**DATA BLOCK**

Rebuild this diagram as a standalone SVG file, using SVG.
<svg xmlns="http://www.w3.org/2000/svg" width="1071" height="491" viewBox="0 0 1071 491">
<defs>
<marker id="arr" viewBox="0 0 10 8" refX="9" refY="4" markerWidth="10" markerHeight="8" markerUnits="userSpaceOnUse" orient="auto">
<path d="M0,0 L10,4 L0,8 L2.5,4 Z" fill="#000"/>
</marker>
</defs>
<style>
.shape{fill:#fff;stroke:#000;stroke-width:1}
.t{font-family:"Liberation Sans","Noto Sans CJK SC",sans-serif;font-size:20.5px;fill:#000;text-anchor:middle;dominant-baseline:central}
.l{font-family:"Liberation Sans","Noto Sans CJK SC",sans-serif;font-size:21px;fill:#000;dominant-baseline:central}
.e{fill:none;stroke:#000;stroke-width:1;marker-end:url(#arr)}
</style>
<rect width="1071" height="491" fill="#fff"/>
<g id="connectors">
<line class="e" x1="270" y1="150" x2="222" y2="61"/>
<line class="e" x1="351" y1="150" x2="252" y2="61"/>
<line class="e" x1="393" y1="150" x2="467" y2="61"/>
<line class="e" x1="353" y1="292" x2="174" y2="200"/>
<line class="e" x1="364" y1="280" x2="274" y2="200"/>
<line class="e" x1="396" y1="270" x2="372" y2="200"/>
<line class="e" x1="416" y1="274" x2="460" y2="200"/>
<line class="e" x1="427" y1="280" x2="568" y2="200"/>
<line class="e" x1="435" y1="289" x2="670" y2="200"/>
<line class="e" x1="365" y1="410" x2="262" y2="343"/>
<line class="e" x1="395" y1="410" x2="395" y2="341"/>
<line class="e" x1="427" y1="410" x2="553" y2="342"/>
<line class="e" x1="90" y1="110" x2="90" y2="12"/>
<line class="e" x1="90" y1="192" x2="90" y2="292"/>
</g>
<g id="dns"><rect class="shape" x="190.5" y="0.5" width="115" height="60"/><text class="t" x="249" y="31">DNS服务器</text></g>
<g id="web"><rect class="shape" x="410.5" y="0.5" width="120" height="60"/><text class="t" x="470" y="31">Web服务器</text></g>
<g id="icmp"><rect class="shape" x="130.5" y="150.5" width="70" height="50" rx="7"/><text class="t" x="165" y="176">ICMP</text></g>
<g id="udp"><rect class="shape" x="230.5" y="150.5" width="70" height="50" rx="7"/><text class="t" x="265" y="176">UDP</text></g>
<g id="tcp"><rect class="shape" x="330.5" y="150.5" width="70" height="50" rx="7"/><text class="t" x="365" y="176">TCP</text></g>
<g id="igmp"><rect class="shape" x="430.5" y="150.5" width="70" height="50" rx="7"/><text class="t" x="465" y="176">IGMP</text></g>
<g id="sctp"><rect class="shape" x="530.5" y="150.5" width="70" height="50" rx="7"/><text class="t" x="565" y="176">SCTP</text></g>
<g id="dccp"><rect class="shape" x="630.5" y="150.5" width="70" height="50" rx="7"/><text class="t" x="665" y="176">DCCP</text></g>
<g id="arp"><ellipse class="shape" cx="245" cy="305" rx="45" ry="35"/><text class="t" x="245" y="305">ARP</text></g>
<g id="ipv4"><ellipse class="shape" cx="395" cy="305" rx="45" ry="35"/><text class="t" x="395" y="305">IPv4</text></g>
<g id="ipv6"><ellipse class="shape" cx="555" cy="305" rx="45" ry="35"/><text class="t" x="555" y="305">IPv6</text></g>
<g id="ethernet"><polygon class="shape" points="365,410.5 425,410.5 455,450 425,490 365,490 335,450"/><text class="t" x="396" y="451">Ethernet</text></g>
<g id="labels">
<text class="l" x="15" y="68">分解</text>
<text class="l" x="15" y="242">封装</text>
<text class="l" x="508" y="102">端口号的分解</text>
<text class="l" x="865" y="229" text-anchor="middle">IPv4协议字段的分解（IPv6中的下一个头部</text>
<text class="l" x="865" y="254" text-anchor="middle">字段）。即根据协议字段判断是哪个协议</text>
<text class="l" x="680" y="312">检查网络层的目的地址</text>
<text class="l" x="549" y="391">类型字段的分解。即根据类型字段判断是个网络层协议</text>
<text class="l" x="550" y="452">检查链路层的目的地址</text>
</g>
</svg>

**WHAT TO DO**
Retype the data in full and match it exactly.

**COMPLETED TASK**
Rebuild this diagram as a standalone SVG file, using SVG.
<svg xmlns="http://www.w3.org/2000/svg" width="1071" height="491" viewBox="0 0 1071 491">
<defs>
<marker id="arr" viewBox="0 0 10 8" refX="9" refY="4" markerWidth="10" markerHeight="8" markerUnits="userSpaceOnUse" orient="auto">
<path d="M0,0 L10,4 L0,8 L2.5,4 Z" fill="#000"/>
</marker>
</defs>
<style>
.shape{fill:#fff;stroke:#000;stroke-width:1}
.t{font-family:"Liberation Sans","Noto Sans CJK SC",sans-serif;font-size:20.5px;fill:#000;text-anchor:middle;dominant-baseline:central}
.l{font-family:"Liberation Sans","Noto Sans CJK SC",sans-serif;font-size:21px;fill:#000;dominant-baseline:central}
.e{fill:none;stroke:#000;stroke-width:1;marker-end:url(#arr)}
</style>
<rect width="1071" height="491" fill="#fff"/>
<g id="connectors">
<line class="e" x1="270" y1="150" x2="222" y2="61"/>
<line class="e" x1="351" y1="150" x2="252" y2="61"/>
<line class="e" x1="393" y1="150" x2="467" y2="61"/>
<line class="e" x1="353" y1="292" x2="174" y2="200"/>
<line class="e" x1="364" y1="280" x2="274" y2="200"/>
<line class="e" x1="396" y1="270" x2="372" y2="200"/>
<line class="e" x1="416" y1="274" x2="460" y2="200"/>
<line class="e" x1="427" y1="280" x2="568" y2="200"/>
<line class="e" x1="435" y1="289" x2="670" y2="200"/>
<line class="e" x1="365" y1="410" x2="262" y2="343"/>
<line class="e" x1="395" y1="410" x2="395" y2="341"/>
<line class="e" x1="427" y1="410" x2="553" y2="342"/>
<line class="e" x1="90" y1="110" x2="90" y2="12"/>
<line class="e" x1="90" y1="192" x2="90" y2="292"/>
</g>
<g id="dns"><rect class="shape" x="190.5" y="0.5" width="115" height="60"/><text class="t" x="249" y="31">DNS服务器</text></g>
<g id="web"><rect class="shape" x="410.5" y="0.5" width="120" height="60"/><text class="t" x="470" y="31">Web服务器</text></g>
<g id="icmp"><rect class="shape" x="130.5" y="150.5" width="70" height="50" rx="7"/><text class="t" x="165" y="176">ICMP</text></g>
<g id="udp"><rect class="shape" x="230.5" y="150.5" width="70" height="50" rx="7"/><text class="t" x="265" y="176">UDP</text></g>
<g id="tcp"><rect class="shape" x="330.5" y="150.5" width="70" height="50" rx="7"/><text class="t" x="365" y="176">TCP</text></g>
<g id="igmp"><rect class="shape" x="430.5" y="150.5" width="70" height="50" rx="7"/><text class="t" x="465" y="176">IGMP</text></g>
<g id="sctp"><rect class="shape" x="530.5" y="150.5" width="70" height="50" rx="7"/><text class="t" x="565" y="176">SCTP</text></g>
<g id="dccp"><rect class="shape" x="630.5" y="150.5" width="70" height="50" rx="7"/><text class="t" x="665" y="176">DCCP</text></g>
<g id="arp"><ellipse class="shape" cx="245" cy="305" rx="45" ry="35"/><text class="t" x="245" y="305">ARP</text></g>
<g id="ipv4"><ellipse class="shape" cx="395" cy="305" rx="45" ry="35"/><text class="t" x="395" y="305">IPv4</text></g>
<g id="ipv6"><ellipse class="shape" cx="555" cy="305" rx="45" ry="35"/><text class="t" x="555" y="305">IPv6</text></g>
<g id="ethernet"><polygon class="shape" points="365,410.5 425,410.5 455,450 425,490 365,490 335,450"/><text class="t" x="396" y="451">Ethernet</text></g>
<g id="labels">
<text class="l" x="15" y="68">分解</text>
<text class="l" x="15" y="242">封装</text>
<text class="l" x="508" y="102">端口号的分解</text>
<text class="l" x="865" y="229" text-anchor="middle">IPv4协议字段的分解（IPv6中的下一个头部</text>
<text class="l" x="865" y="254" text-anchor="middle">字段）。即根据协议字段判断是哪个协议</text>
<text class="l" x="680" y="312">检查网络层的目的地址</text>
<text class="l" x="549" y="391">类型字段的分解。即根据类型字段判断是个网络层协议</text>
<text class="l" x="550" y="452">检查链路层的目的地址</text>
</g>
</svg>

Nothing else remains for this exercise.